McMenamin: Fiction. It's a two-way game and Bryant, Andrew Bynum and Pau Gasol might be slightly less of an offensive trio than Kevin Durant, Russell Westbrook and James Harden, but the Lakers' big three have a clear edge defensively when Bynum and Gasol patrol the paint.

Palmer: Fact. Primarily because they bring it every night. Even on nights when Kevin Durant or Russell Westbrook can't find their shot, they're still going hard. It also seems as though James Harden never has an off night. At this point, consistency is paramount in the playoffs and the Thunder have the more consistent big three. When the Lakers' big three are operating at maximum capacity, they've got it hands down. But those days are fewer and farther between, especially with Andrew Bynum smack in the middle of one of his patented funks.

Thorpe: In any one game, I'd choose L.A.'s big three. The Gasol-Bynum post-to-post action might be the best two-man action in the NBA today from two frontcourt players. But in a seven-game series, I'll lean OKC's way. More consistent, more mature, more spirited and invested toward each other.

Young: Fact. I'd even go as far as to say the Thunder have the best big three in basketball, period. Durant is obviously a scoring savant, Westbrook a never-say-die bulldog and Harden the creative artist. It's a perfect trio of differing styles, personalities and games. They all flow and work extremely well off each other, seamlessly interchanging. On-court chemistry has quietly been a massive improvement for the Thunder this season and it's because those three operate so well together.

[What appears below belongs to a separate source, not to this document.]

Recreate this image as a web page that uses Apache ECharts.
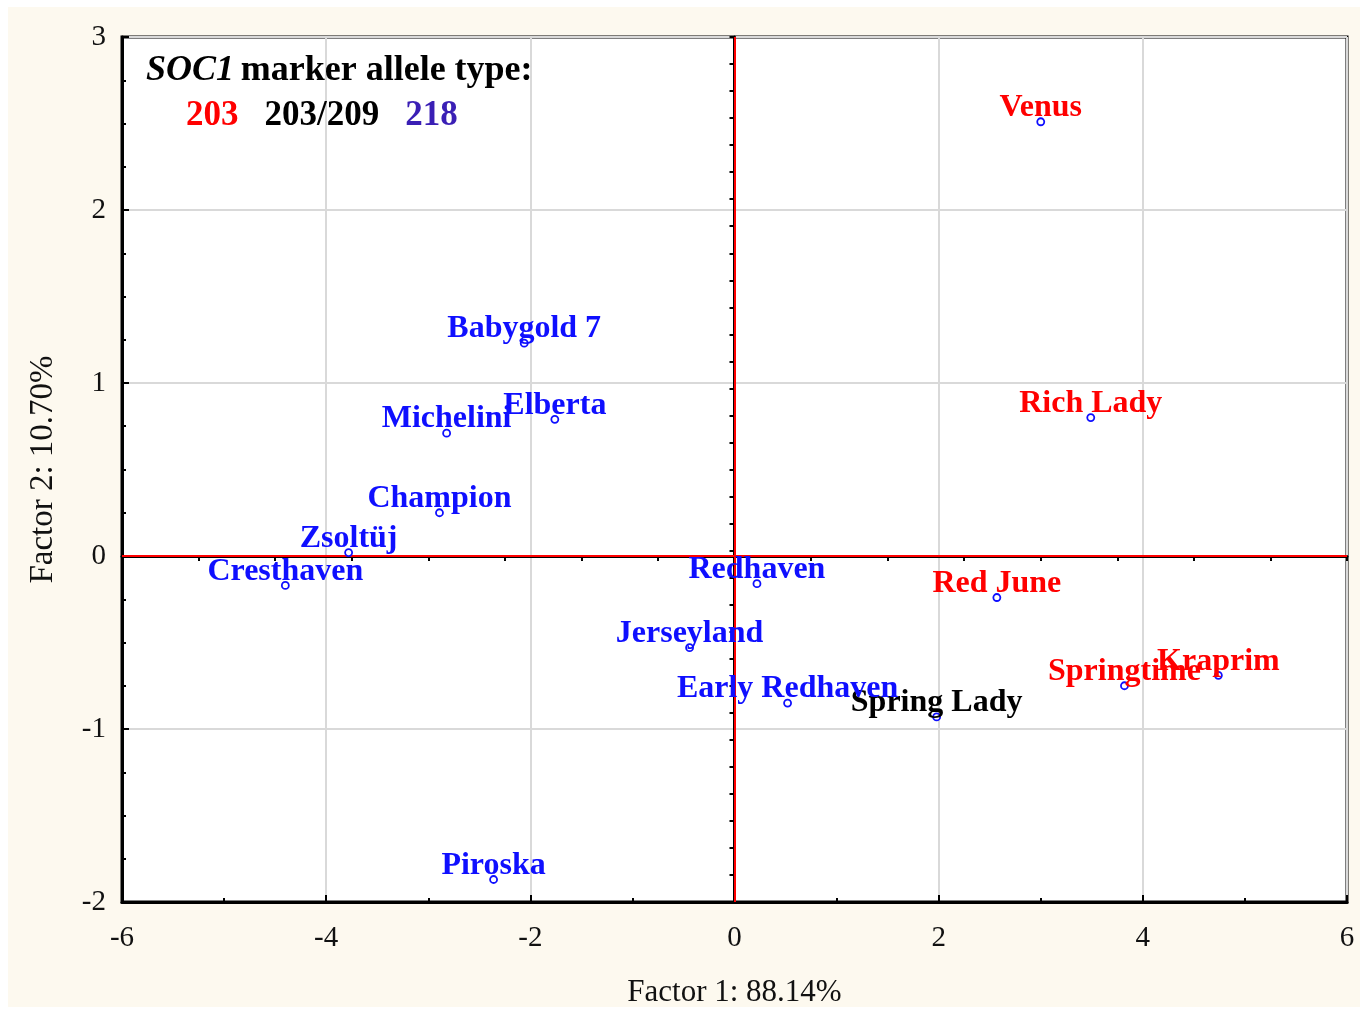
<!DOCTYPE html>
<html>
<head>
<meta charset="utf-8">
<script src="https://cdn.jsdelivr.net/npm/echarts@6/dist/echarts.min.js"></script>
<style>
html,body{margin:0;padding:0;background:#ffffff;width:1365px;height:1014px;overflow:hidden;}
#wrap{position:absolute;left:8px;top:7px;width:1352px;height:1000px;background:#fdf9ef;}
#chart{width:1352px;height:1000px;}
</style>
</head>
<body>
<div id="wrap"><div id="chart"></div></div>
<script>
// Cultivar names, factor scores and SOC1 allele type
var cultivars = ['Venus','Babygold 7','Michelini','Elberta','Rich Lady','Champion','Zsoltüj','Cresthaven','Redhaven','Red June','Jerseyland','Early Redhaven','Spring Lady','Springtime','Kraprim','Piroska'];
var factor1 = [3.00,-2.06,-2.82,-1.76,3.49,-2.89,-3.78,-4.40,0.22,2.57,-0.44,0.52,1.98,3.82,4.74,-2.36];
var factor2 = [2.51,1.23,0.71,0.79,0.80,0.25,0.02,-0.17,-0.16,-0.24,-0.53,-0.85,-0.93,-0.75,-0.69,-1.87];
var allele = ['203','218','218','218','203','218','218','218','218','203','218','218','203/209','203','203','218'];
var alleleTypes = ['203','203/209','218'];
var alleleColors = {'203':'#ff0000','203/209':'#000000','218':'#0f0fff'};
var xTicks = [-6,-4,-2,0,2,4,6];
var yTicks = [-2,-1,0,1,2,3];

var chart = echarts.init(document.getElementById('chart'));
var serif = '"Liberation Serif","Times New Roman",serif';

var series = alleleTypes.map(function(t, k){
  var data = [];
  for (var i = 0; i < cultivars.length; i++) {
    if (allele[i] === t) data.push({name: cultivars[i], value: [factor1[i], factor2[i]]});
  }
  var s = {
    type: 'scatter',
    xAxisIndex: 0, yAxisIndex: 0,
    data: data,
    symbol: 'circle',
    symbolSize: 7,
    z: 5,
    itemStyle: {color: '#ffffff', borderColor: '#0f0fff', borderWidth: 1.8, opacity: 1},
    label: {
      show: true, position: 'inside', offset: [0, -14], opacity: 1,
      formatter: '{b}', color: alleleColors[t],
      fontFamily: serif, fontWeight: 'bold', fontSize: 32
    },
    emphasis: {disabled: true}
  };
  if (k === 0) {
    s.markLine = {
      silent: true, symbol: 'none', animation: false,
      label: {show: false},
      lineStyle: {color: '#ff0000', width: 2, type: 'solid', opacity: 1},
      data: [{xAxis: 0}, {yAxis: 0}]
    };
  }
  return s;
});

chart.setOption({
  animation: false,
  backgroundColor: 'transparent',
  grid: {left: 114, top: 30, right: 13, bottom: 105, outerBoundsMode: 'none', containLabel: false,
         show: true, backgroundColor: '#ffffff', borderColor: '#000', borderWidth: 3},
  xAxis: [{
    type: 'value', min: xTicks[0], max: xTicks[xTicks.length-1], interval: 2,
    name: 'Factor 1: 88.14%', nameLocation: 'middle', nameGap: 75,
    nameTextStyle: {fontFamily: serif, fontSize: 31, color: '#111'},
    axisLine: {show: true, onZero: false, lineStyle: {color: '#000', width: 3}},
    axisTick: {show: true, inside: true, length: 7, lineStyle: {color: '#000', width: 2}},
    minorTick: {show: true, splitNumber: 2, length: 4, lineStyle: {color: '#000', width: 2}},
    axisLabel: {fontFamily: serif, fontSize: 29, color: '#111', margin: 22},
    splitLine: {show: true, lineStyle: {color: '#d9d9d9', width: 2}}
  },{
    type: 'value', position: 'top', min: 0, max: 16, interval: 1,
    axisLine: {show: true, lineStyle: {color: '#000', width: 3}},
    axisTick: {show: true, inside: true, length: 5, lineStyle: {color: '#000', width: 2}},
    axisLabel: {show: false}, splitLine: {show: false}
  }],
  yAxis: [{
    type: 'value', min: yTicks[0], max: yTicks[yTicks.length-1], interval: 1,
    name: 'Factor 2: 10.70%', nameLocation: 'middle', nameGap: 62,
    nameTextStyle: {fontFamily: serif, fontSize: 33, color: '#111'},
    axisLine: {show: true, onZero: false, lineStyle: {color: '#000', width: 3}},
    axisTick: {show: true, inside: true, length: 7, lineStyle: {color: '#000', width: 2}},
    minorTick: {show: true, splitNumber: 4, length: 4, lineStyle: {color: '#000', width: 2}},
    axisLabel: {fontFamily: serif, fontSize: 29, color: '#111', margin: 16},
    splitLine: {show: true, lineStyle: {color: '#d9d9d9', width: 2}}
  },{
    type: 'value', position: 'right', min: 0, max: 32, interval: 1,
    axisLine: {show: true, lineStyle: {color: '#000', width: 3}},
    axisTick: {show: true, inside: true, length: 5, lineStyle: {color: '#000', width: 2}},
    axisLabel: {show: false}, splitLine: {show: false}
  }],
  graphic: [{
    type: 'text', left: 138, top: 46, z: 10,
    style: {
      text: '{i|SOC1}  {b|marker allele type:}',
      rich: {
        i: {fontFamily: serif, fontSize: 36, fontWeight: 'bold', fontStyle: 'italic', fill: '#000'},
        b: {fontFamily: serif, fontSize: 36, fontWeight: 'bold', fill: '#000'}
      }
    }
  },{
    type: 'text', left: 178, top: 91, z: 10,
    style: {
      text: '{r|' + alleleTypes[0] + '}{g|}{k|' + alleleTypes[1] + '}{g|}{u|' + alleleTypes[2] + '}',
      rich: {
        g: {width: 26},
        r: {fontFamily: serif, fontSize: 35, fontWeight: 'bold', fill: '#ff0000'},
        k: {fontFamily: serif, fontSize: 35, fontWeight: 'bold', fill: '#000000'},
        u: {fontFamily: serif, fontSize: 35, fontWeight: 'bold', fill: '#3a1fb5'}
      }
    }
  }],
  series: series
});
</script>
</body>
</html>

4. Fact or Fiction: Metta World Peace will be a major X factor.


Adande: Fiction. He'll make Durant work harder and put up more shots to get his points, but he won't spend much time on the player who can hurt the Lakers the most: Westbrook. World Peace might have a scoring outburst or two. He won't swing the series. And his recent remarks indicate he won't be overly sensitive to Harden's presence.

McMenamin: Fact. He's already a major X factor in terms of media coverage, grabbing the first headlines before the series even started by claiming he's not going to dap up Harden before Game 1. His impact will only continue matched up against Durant on D and tossing up open 3s when Bynum and Bryant are double-teamed on O. If he can get in the Thunder players' heads while locking down KD, just might be able to surprise some people.

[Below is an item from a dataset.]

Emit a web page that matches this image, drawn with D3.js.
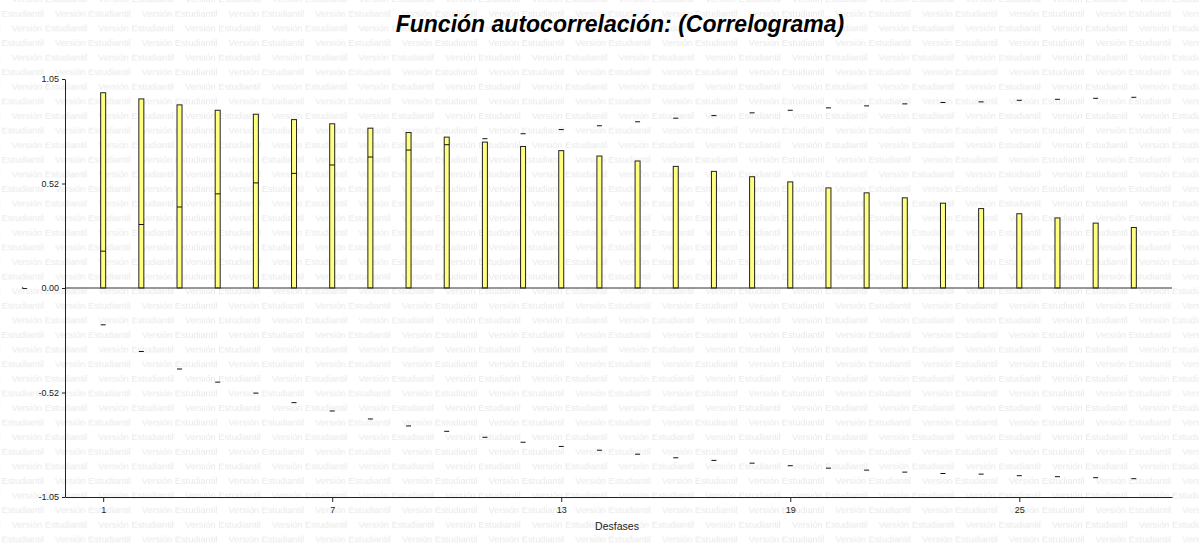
<!DOCTYPE html>
<html>
<head>
<meta charset="utf-8">
<script src="https://cdn.jsdelivr.net/npm/d3@7"></script>
<style>
  body { margin: 0; background: #fff; }
  text { font-family: "Liberation Sans", Arial, sans-serif; }
</style>
</head>
<body>
<svg id="chart"></svg>
<script>
// lags (desfases)
var lags = [1, 2, 3, 4, 5, 6, 7, 8, 9, 10, 11, 12, 13, 14, 15, 16, 17, 18, 19, 20, 21, 22, 23, 24, 25, 26, 27, 28];
// autocorrelation per lag
var acf = [0.981, 0.950, 0.920, 0.893, 0.873, 0.846, 0.825, 0.803, 0.781, 0.758, 0.733, 0.711, 0.690, 0.663,
           0.638, 0.611, 0.586, 0.559, 0.533, 0.503, 0.478, 0.453, 0.426, 0.399, 0.373, 0.352, 0.326, 0.304];
// confidence limits (+/-)
var band = [0.185, 0.319, 0.407, 0.473, 0.528, 0.576, 0.618, 0.658, 0.693, 0.720, 0.750, 0.775, 0.796, 0.815,
            0.835, 0.853, 0.866, 0.880, 0.893, 0.905, 0.915, 0.925, 0.932, 0.935, 0.943, 0.948, 0.953, 0.958];
var xTicks = [1, 7, 13, 19, 25];
var yTicks = [1.05, 0.525, 0, -0.525, -1.05];
var yTickLabels = ["1.05", "0.52", "0.00", "-0.52", "-1.05"];

var width = 1199;
var height = 543;

var svg = d3.select("#chart")
            .attr("width", width)
            .attr("height", height);

// watermark
var wmW = 86.7, wmH = 29.2;
var pat = svg.append("defs").append("pattern")
            .attr("id", "wm")
            .attr("patternUnits", "userSpaceOnUse")
            .attr("x", 11.7)
            .attr("y", 90 - 10 - wmH * 2)
            .attr("width", wmW)
            .attr("height", wmH);
[[0, 10], [wmW / 2, 10 + wmH / 2], [-wmW / 2, 10 + wmH / 2]].forEach(function(p){
  pat.append("text")
     .attr("x", p[0])
     .attr("y", p[1])
     .attr("font-size", "9.2px")
     .attr("fill", "#e8e8e8")
     .text("Versión Estudiantil");
});
svg.append("rect")
   .attr("width", width)
   .attr("height", height)
   .attr("fill", "url(#wm)");

var x = d3.scaleLinear().domain([0, 29]).range([65, 1172]);
var y = d3.scaleLinear().domain([-1.05, 1.05]).range([497, 79]);
var barWidth = 5;

// bars
svg.selectAll(".bar")
   .data(lags)
   .enter()
   .append("rect")
   .attr("class", "bar")
   .attr("x", function(d){ return x(d) - barWidth / 2; })
   .attr("y", function(d, i){ return y(acf[i]); })
   .attr("width", barWidth)
   .attr("height", function(d, i){ return y(0) - y(acf[i]); })
   .attr("fill", "#ffff80")
   .attr("stroke", "#222")
   .attr("stroke-width", 1);

// confidence limit marks
[1, -1].forEach(function(s){
  svg.selectAll(".lim" + s)
     .data(lags)
     .enter()
     .append("line")
     .attr("x1", function(d){ return x(d) - barWidth / 2; })
     .attr("x2", function(d){ return x(d) + barWidth / 2; })
     .attr("y1", function(d, i){ return y(s * band[i]); })
     .attr("y2", function(d, i){ return y(s * band[i]); })
     .attr("stroke", "#111")
     .attr("stroke-width", 1);
});

// zero line
svg.append("line")
   .attr("x1", x(0)).attr("x2", x(29))
   .attr("y1", y(0)).attr("y2", y(0))
   .attr("stroke", "#333");

// axes
var xAxis = d3.axisBottom(x).tickValues(xTicks).tickSize(5).tickSizeOuter(0);
var gx = svg.append("g")
            .attr("transform", "translate(0," + y(-1.05) + ")")
            .call(xAxis);
gx.selectAll("text").attr("font-size", "9px").attr("font-family", null).attr("dy", "0.9em");

var yAxis = d3.axisLeft(y).tickValues(yTicks).tickSize(3).tickSizeOuter(0)
              .tickFormat(function(d, i){ return yTickLabels[i]; });
var gy = svg.append("g")
            .attr("transform", "translate(" + x(0) + ",0)")
            .call(yAxis);
gy.selectAll("text").attr("font-size", "9px").attr("font-family", null);

svg.selectAll(".domain").attr("stroke", "#222");
svg.selectAll(".tick line").attr("stroke", "#222");
svg.selectAll(".tick text").attr("fill", "#222");

// titles
svg.append("text")
   .attr("x", 620)
   .attr("y", 32)
   .attr("text-anchor", "middle")
   .attr("font-size", "23px")
   .attr("font-weight", "bold")
   .attr("font-style", "italic")
   .text("Función autocorrelación: (Correlograma)");

svg.append("text")
   .attr("x", 617)
   .attr("y", 530)
   .attr("text-anchor", "middle")
   .attr("font-size", "10.5px")
   .attr("fill", "#222")
   .text("Desfases");

svg.append("text")
   .attr("transform", "translate(27," + y(0) + ") rotate(-90)")
   .attr("text-anchor", "middle")
   .attr("font-size", "9px")
   .attr("fill", "#222")
   .text("r");
</script>
</body>
</html>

Palmer: Fact. First off, he's got to play the best defense he's offered up in years to fully make up for the seven games he missed, and I think he's eager to do so. Some of those well-timed 3s would also be nice. Good news is he's got fresh legs since he's played just once in 20 days. But he'll be a factor in another way too. The OKC crowd is going to ride him like he's never been ridden before. Payback time for that elbow. The crowd will be insane. I'd be surprised if L.A. wins a game in OKC.

Thorpe: Fiction. His defense is incredibly overrated most of the time. He takes a lot of bad shots. His basketball IQ is better than average, but since when does IQ add into an X factor? He'll make a big shot or two I'm sure, but he's just as likely to make a big mistake as well.

Young: Fact. Simply because without him, Durant might score 40 without breaking a sweat. There isn't anyone else on the Laker roster who has much of a prayer of checking Durant, outside of World Peace. Yeah, yeah, Devin Ebanks guarded Durant in that double-overtime game, but if you rewatch it, that was Durant missing a whole bunch of shots. World Peace defends Durant off the ball better than anyone and more than anything, gets under his skin a bit.


5. Fact or Fiction: OKC will bounce the Lakers from the postseason.


Adande: Fact. No team gets more from each playoff series than the Thunder, and they've played four since the last time they faced the Lakers in the postseason. They've grown while the Lakers have grown older. Hard to believe, but the other L.A. team would be a more problematic matchup for Oklahoma City.

McMenamin: Fact. Like the Bulls stubbing their toes on the Pistons before breaking through in the '90s, the Thunder are primed to take down the established championship guard of the Lakers. Kobe & Co. won't go down without a fight -- don't expect a meltdown like the Dallas series last year -- but I can't see them getting past OKC.

Palmer: Fact. The Thunder are better, deeper, hungrier, more focused and plenty rested. I've got the Thunder in the Finals and I won't change my thinking now. This is going to be another long, physical, strenuous series and I just don't think L.A. can win two of them in a row. Plus, the Thunder seem far more motivated. They're still fuming over their loss to the Mavericks last season. The Lakers' sweep at the hands of Dallas in 2011 seems like ancient history. Thunder in seven.

Thorpe: Fact. This fact is not written in stone, as a locked-in Bynum and Gasol could send L.A. to the next round. But to expect that to happen is not wise. I thought Denver would beat L.A. for this reason, and though I was wrong, I did not see enough to change my mind about their going forward. And OKC as a team is on the same page as never before.

Young: Fact. You just can't overlook the season series. Oklahoma City was rather dominant in the two wins and was on cruise control to a third before World Peace tried to dislodge Harden's beard from his face. The Thunder match up extremely well -- Perkins on Bynum, Sefolosha on Kobe, Ibaka on Gasol -- and have pieces to carry the scoring burden.